When we think about grilling meats for a summer event most of us think of burgers, dogs, brats, chops and steaks. All great choices and it’s hard to go wrong with any of them. If, however, you want to step your BBQ grilling game up a notch and show the neighbors what a real grill master you are, why not consider a beef brisket, one of the BBQ staples of the lone star state, Texas?
The brisket is cut from the breast section of a side of the animal. As with any cut of beef, it’s flavor and juiciness will be directly related to the amount of marbling (fat) contained in the animal, so you will want to be certain to choose only a USDA Prime or Choice cut of brisket. It just so happens that we are featuring beef briskets this week -- so enjoy the savings.
The first thing that you will want to do is prep your brisket. There is going to be some amount of fat that you will want to remove because smoke and rub won't penetrate it. It will take more time and fuel to cook the brisket with all the fat intact. And in the end, you're not going to eat the fat -- you're going to cut it away and discard it.
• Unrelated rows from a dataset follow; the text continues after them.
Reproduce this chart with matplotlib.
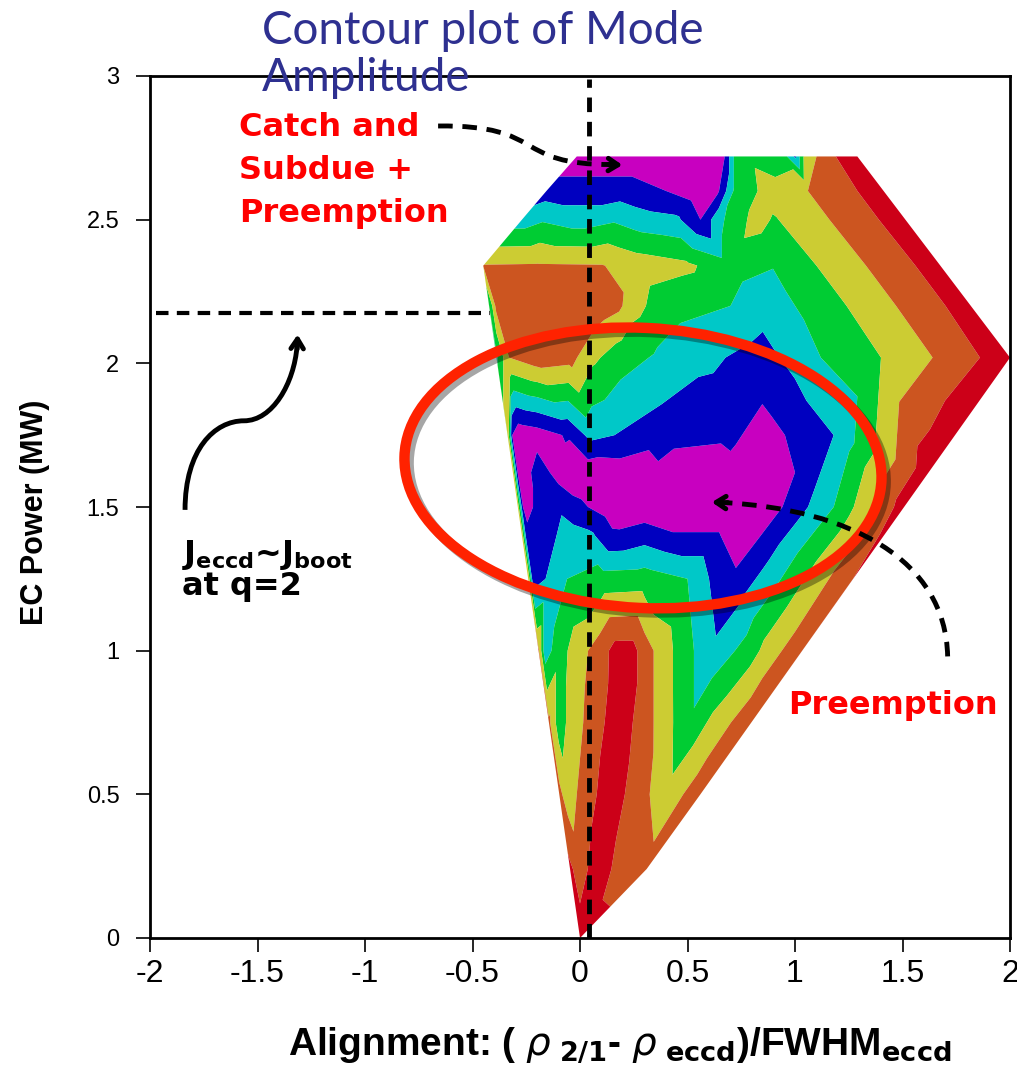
import matplotlib
matplotlib.use("Agg")
import matplotlib.pyplot as plt
import matplotlib.tri as mtri
import matplotlib.patheffects as pe
from matplotlib.patches import Ellipse, PathPatch
from matplotlib.path import Path
import numpy as np

# scan rows: EC power (MW), alignment positions and mode amplitude (in contour-level units)
power_rows = [0.0, 0.24, 0.5, 0.75, 1.0, 1.25, 1.4, 1.5, 1.62, 1.75, 2.02, 2.2, 2.34, 2.5, 2.6, 2.72]
align_rows = [
    [0.0],
    [-0.046, 0.0, 0.08, 0.19, 0.31],
    [-0.096, -0.06, 0.03, 0.135, 0.27, 0.40, 0.56],
    [-0.144, -0.10, -0.03, 0.06, 0.18, 0.30, 0.385, 0.51, 0.62, 0.796],
    [-0.192, -0.165, -0.10, -0.015, 0.09, 0.17, 0.24, 0.30, 0.385, 0.48, 0.61, 0.79, 0.88, 1.033],
    [-0.24, -0.22, -0.16, -0.06, 0.10, 0.30, 0.50, 0.60, 0.72, 1.27],
    [-0.27, -0.25, -0.18, -0.05, 0.05, 0.15, 0.45, 0.64, 0.74, 0.84, 1.41],
    [-0.288, -0.265, -0.24, -0.20, -0.10, 0.0, 0.15, 0.30, 0.50, 0.70, 0.87, 1.18, 1.507],
    [-0.311, -0.29, -0.26, -0.20, -0.10, 0.03, 0.20, 0.50, 0.80, 1.0, 1.62],
    [-0.336, -0.315, -0.28, -0.20, -0.06, 0.05, 0.16, 0.40, 0.70, 0.86, 1.0, 1.18, 1.744],
    [-0.388, -0.33, -0.20, -0.05, 0.06, 0.20, 0.35, 0.60, 0.83, 1.0, 1.12, 1.40, 1.64, 1.86, 2.0],
    [-0.422, -0.39, -0.20, 0.08, 0.18, 0.26, 0.40, 0.70, 0.87, 1.24, 1.47, 1.70, 1.817],
    [-0.45, -0.20, 0.10, 0.25, 0.50, 0.68, 0.90, 1.10, 1.33, 1.56, 1.676],
    [-0.27, 0.0, 0.30, 0.45, 0.56, 0.65, 0.82, 0.90, 1.16, 1.39, 1.513],
    [-0.156, 0.20, 0.40, 0.55, 0.64, 0.72, 0.88, 1.06, 1.29, 1.412],
    [-0.015, 0.30, 0.60, 0.67, 0.72, 0.78, 0.95, 1.0, 1.04, 1.10, 1.19, 1.29],
]
amp_rows = [
    [6.5],
    [6.2, 5.5, 6.6, 5.6, 5.4],
    [5.3, 4.5, 5.5, 6.6, 5.5, 4.3, 5.7],
    [5.2, 3.5, 4.5, 5.5, 6.6, 5.5, 4.5, 3.2, 4.3, 5.8],
    [5.1, 2.5, 3.5, 4.5, 5.5, 6.4, 6.4, 5.5, 4.5, 3.5, 2.2, 3.5, 4.5, 5.8],
    [4.8, 1.5, 2.0, 3.0, 3.4, 3.5, 3.0, 2.0, 1.2, 6.0],
    [4.8, 1.6, 1.4, 2.5, 2.2, 1.2, 1.1, 1.1, 0.4, 1.0, 6.2],
    [4.5, 1.0, 0.3, 1.6, 1.8, 1.2, 0.4, 0.3, 0.3, 0.3, 0.4, 3.0, 6.5],
    [4.7, 1.0, 0.3, 1.6, 0.6, 0.3, 0.4, 0.3, 0.4, 1.0, 6.6],
    [4.8, 1.0, 0.3, 0.5, 1.1, 2.3, 2.0, 1.4, 1.2, 0.6, 1.2, 2.0, 6.8],
    [2.8, 5.0, 5.6, 5.4, 4.2, 3.4, 2.9, 2.2, 1.6, 2.3, 3.0, 4.0, 5.0, 6.0, 7.0],
    [3.0, 5.3, 5.8, 5.6, 5.2, 4.3, 3.4, 3.0, 2.4, 4.0, 5.0, 6.0, 7.0],
    [5.05, 5.1, 5.05, 4.6, 4.2, 3.4, 3.05, 4.0, 5.0, 6.0, 7.0],
    [2.5, 2.5, 2.4, 2.2, 1.0, 2.8, 4.4, 3.9, 5.0, 6.0, 7.0],
    [1.5, 1.5, 1.0, 0.4, 0.8, 3.2, 4.4, 5.0, 6.0, 7.0],
    [0.3, 0.3, 0.3, 0.9, 3.2, 3.8, 3.4, 1.8, 4.0, 5.0, 6.0, 7.0],
]

levels = [0, 1, 2, 3, 4, 5, 6, 7.5]
band_colors = ["#c800c0", "#0000c0", "#00c8c8", "#00cc33", "#cccc33", "#cc5520", "#cc0018"]

x_ticks = [-2, -1.5, -1, -0.5, 0, 0.5, 1, 1.5, 2]
x_tick_labels = ["-2", "-1.5", "-1", "-0.5", "0", "0.5", "1", "1.5", "2"]
y_ticks = [0, 0.5, 1, 1.5, 2, 2.5, 3]
y_tick_labels = ["0", "0.5", "1", "1.5", "2", "2.5", "3"]

align = np.concatenate([np.array(r, float) for r in align_rows])
power = np.concatenate([np.full(len(r), p) for r, p in zip(align_rows, power_rows)])
amp = np.concatenate([np.array(r, float) for r in amp_rows])

sans = ["Liberation Sans", "DejaVu Sans"]

fig = plt.figure(figsize=(10.17, 10.67), dpi=100)
ax = fig.add_axes([150 / 1017, 129 / 1067, 860 / 1017, 862 / 1067])

tri = mtri.Triangulation(align, power)
ax.tricontourf(tri, amp, levels=levels, colors=band_colors, antialiased=True)

ax.set_xlim(-2, 2)
ax.set_ylim(0, 3)
ax.set_xticks(x_ticks)
ax.set_xticklabels(x_tick_labels, family=sans, fontsize=23)
ax.set_yticks(y_ticks)
ax.set_yticklabels(y_tick_labels, family=sans, fontsize=17)
ax.tick_params(direction="out", length=10, width=1.2)
ax.tick_params(axis="y", pad=12)
ax.tick_params(axis="x", pad=5)
for s in ax.spines.values():
    s.set_linewidth(2)

fig.text(35 / 1017, 1 - 512 / 1067, "EC Power (MW)", rotation=90, fontsize=22, fontweight="bold",
         family=sans, ha="center", va="center")
fig.text(620 / 1017, 1 - 1045 / 1067,
         r"Alignment: ( $\rho_{\mathbf{\ 2/1}}$- $\rho_{\mathbf{\ eccd}}$)/FWHM$_{\mathbf{eccd}}$",
         fontsize=28, fontweight="bold", family=sans, ha="center", va="center")

# reference lines
ax.plot([0.04, 0.04], [0, 2.99], ls=(0, (3, 2)), color="k", lw=3.5, zorder=5)
ax.plot([-1.97, -0.42], [2.175, 2.175], ls=(0, (3, 2)), color="k", lw=3, zorder=5)

# red ellipse
ell = Ellipse((0.293, 1.636), 2.22, 0.975, angle=-2, fill=False, lw=7.5, edgecolor="#ff2200", zorder=6,
              path_effects=[pe.SimpleLineShadow(offset=(3, -3), shadow_color="k", alpha=0.35), pe.Normal()])
ax.add_patch(ell)

# arrows
head = dict(arrowstyle="->,head_length=0.7,head_width=0.45", lw=3.5, color="k")
C4 = Path.CURVE4


def dashed_curve(verts):
    patch = PathPatch(Path(verts, [Path.MOVETO, C4, C4, C4]), fill=False, lw=3.5, ls=(0, (3, 2)),
                      edgecolor="k", zorder=7)
    ax.add_patch(patch)


dashed_curve([(-0.66, 2.826), (-0.15, 2.83), (-0.32, 2.69), (0.15, 2.692)])
ax.annotate("", xy=(0.21, 2.69), xytext=(0.12, 2.692), arrowprops=head, zorder=8)

dashed_curve([(1.71, 0.98), (1.70, 1.32), (1.25, 1.49), (0.68, 1.515)])
ax.annotate("", xy=(0.60, 1.517), xytext=(0.70, 1.515), arrowprops=head, zorder=8)

s_verts = [(-1.837, 1.49), (-1.837, 1.70), (-1.70, 1.80), (-1.563, 1.80),
           (-1.43, 1.80), (-1.33, 1.93), (-1.316, 2.06)]
ax.add_patch(PathPatch(Path(s_verts, [Path.MOVETO, C4, C4, C4, C4, C4, C4]), fill=False, lw=3.5,
                       edgecolor="k", zorder=7))
ax.annotate("", xy=(-1.313, 2.11), xytext=(-1.316, 2.04), arrowprops=head, zorder=8)

# texts
fig.text(262 / 1017, 1 - 10 / 1067, "Contour plot of Mode\nAmplitude", color="#2e3090", fontsize=33,
         ha="left", va="top", linespacing=1.15, family=["Lato", "DejaVu Sans"])
ax.text(-1.585, 2.875, "Catch and\nSubdue +\nPreemption", color="#ff0000", fontsize=23, fontweight="bold",
        ha="left", va="top", linespacing=1.5, family=["DejaVu Sans"], zorder=9)
ax.text(0.97, 0.81, "Preemption", color="#ff0000", fontsize=23, fontweight="bold",
        ha="left", va="center", family=["DejaVu Sans"], zorder=9)
ax.text(-1.85, 1.17, r"J$_{\mathbf{eccd}}$~J$_{\mathbf{boot}}$" + "\nat q=2", color="k", fontsize=23,
        fontweight="bold", ha="left", va="bottom", linespacing=0.95, family=["DejaVu Sans"], zorder=9)

fig.savefig("out.png", dpi=100)
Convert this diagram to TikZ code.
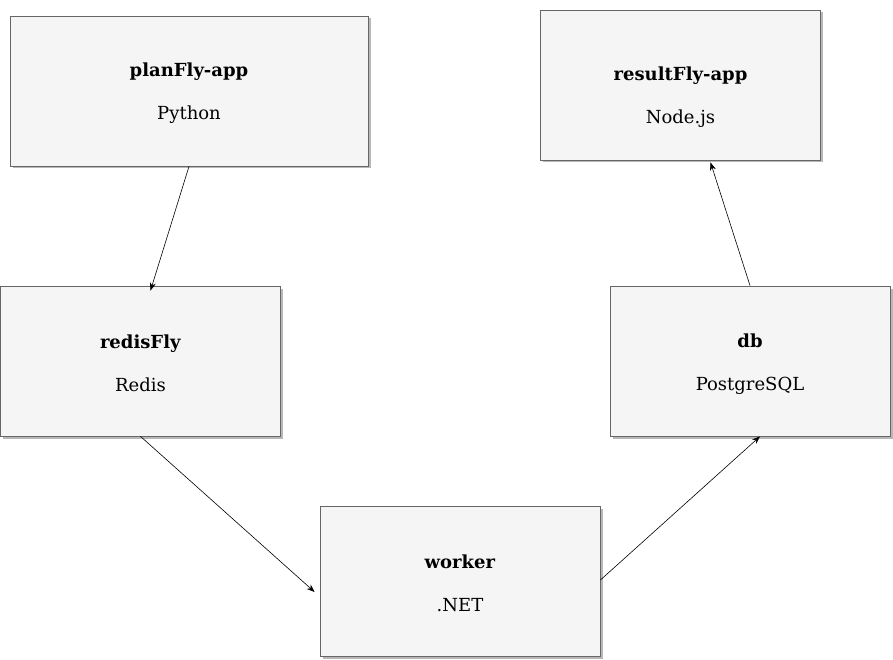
\documentclass[tikz,border=0pt]{standalone}
\usepackage{fontspec}
\setmainfont{DejaVu Serif}
\usepackage{tikz}
\usetikzlibrary{arrows.meta, shadows}
\definecolor{boxfill}{HTML}{F5F5F5}
\definecolor{boxline}{HTML}{666666}
\tikzstyle{service} = [rectangle, minimum width=280pt, minimum height=150pt, text centered, align=center, draw=boxline, fill=boxfill, line width=0.8pt, font=\fontsize{18}{22}\selectfont, drop shadow={shadow xshift=2.5pt, shadow yshift=-2.5pt, fill=black!28, opacity=1}]
\tikzstyle{arrow} = [line width=0.6pt, -{Stealth[length=8pt, width=6pt]}]
\newcommand{\svc}[3][19pt]{\rule{0pt}{#1}\textbf{#2}\\[21pt]#3}

\begin{document}
\begin{tikzpicture}[x=1pt, y=-1pt]
		\useasboundingbox (0,0) rectangle (893,660);
		\node (plan) [service, minimum width=358pt] at (189,91) {\svc{planFly-app}{Python}};
		\node (result) [service] at (680.5,85) {\svc[39pt]{resultFly-app}{Node.js}};
		\node (redis) [service] at (140.5,361) {\svc{redisFly}{Redis}};
		\node (db) [service] at (750,361) {\svc{db}{PostgreSQL}};
		\node (worker) [service] at (460,581) {\svc{worker}{.NET}};
		
		\draw [arrow] (plan.south) -- ([xshift=10pt, yshift=-5pt]redis.north);
		\draw [arrow] (redis.south) -- ([xshift=-5pt, yshift=-11pt]worker.west);
		\draw [arrow] ([yshift=1pt]worker.east) -- ([xshift=10pt]db.south);
		\draw [arrow] (db.north) -- ([xshift=30pt, yshift=-2pt]result.south);
	\end{tikzpicture}
\end{document}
So, select a very sharp knife and cut away some of the thickest areas of fat on the brisket and trim the fat cap over the flat to 1/8" to 1/4". This leaves enough fat to keep the brisket moist during cooking. Concerned that you don’t know how to do this correctly or don’t have the proper equipment? Don’t worry, our meat cutters can open the Cryovac and trim your brisket FREE of charge, you simply pay the price shown on the untrimmed package.
Next, you will need to season your brisket. I’ve checked and in Texas, the most popular seasoning is a simple 50/50 mix of sea salt and coarsely ground black pepper along with the smoke created while cooking. If you want to be more adventurous, we have a wide selection of rubs and marinades available for sale in aisle 4.
Okay, it’s time to start grilling. For a gas grill, soak 6 cups wood chips in a bowl of water for at least 30 minutes or overnight. Leave in water throughout the cooking process. Have some additional dry chips in reserve. Light only 1 grill burner to medium (if using a 3-burner grill, light burner on either end). Make sure that your drip tray is empty because as it cooks a good deal of fat will be rendered. Place smoker box over the lit burner and add to it add ½ cup soaked wood chips, and close grill. Adjust heat as needed to keep the temperature at 225-250 degrees. The wood chips should begin to smolder and release a steady stream of smoke. How long this takes depends on how wet your chips are and the heat of your grill. To get more smoke without increasing grill heat, add a few dry chips to the soaked ones.
Place brisket, fatty side up, on grill grate as far away from the lit burner as possible. Resist the urge to open grill often, as this will cause the temperature to fluctuate. Adjust heat as needed to keep the temperature steady at 225-250 degrees. Check wood chips every 45 minutes or so, and add soaked chips by 1/2-cups as needed to keep smoke level constant. Keep smoking the brisket, rotating every 3 hours and flipping as needed if top or bottom is coloring faster than the other until meat is very tender but not falling apart and an instant-read thermometer inserted into the thickest part of meat registers 195-205 degrees, 10-12 hours total.
As always, don’t forget to let your brisket rest at least 30 minutes. Slice brisket against the grain 1/2" thick. There you go, partner -- you are now a virtual member of the Lone Star BBQ Association.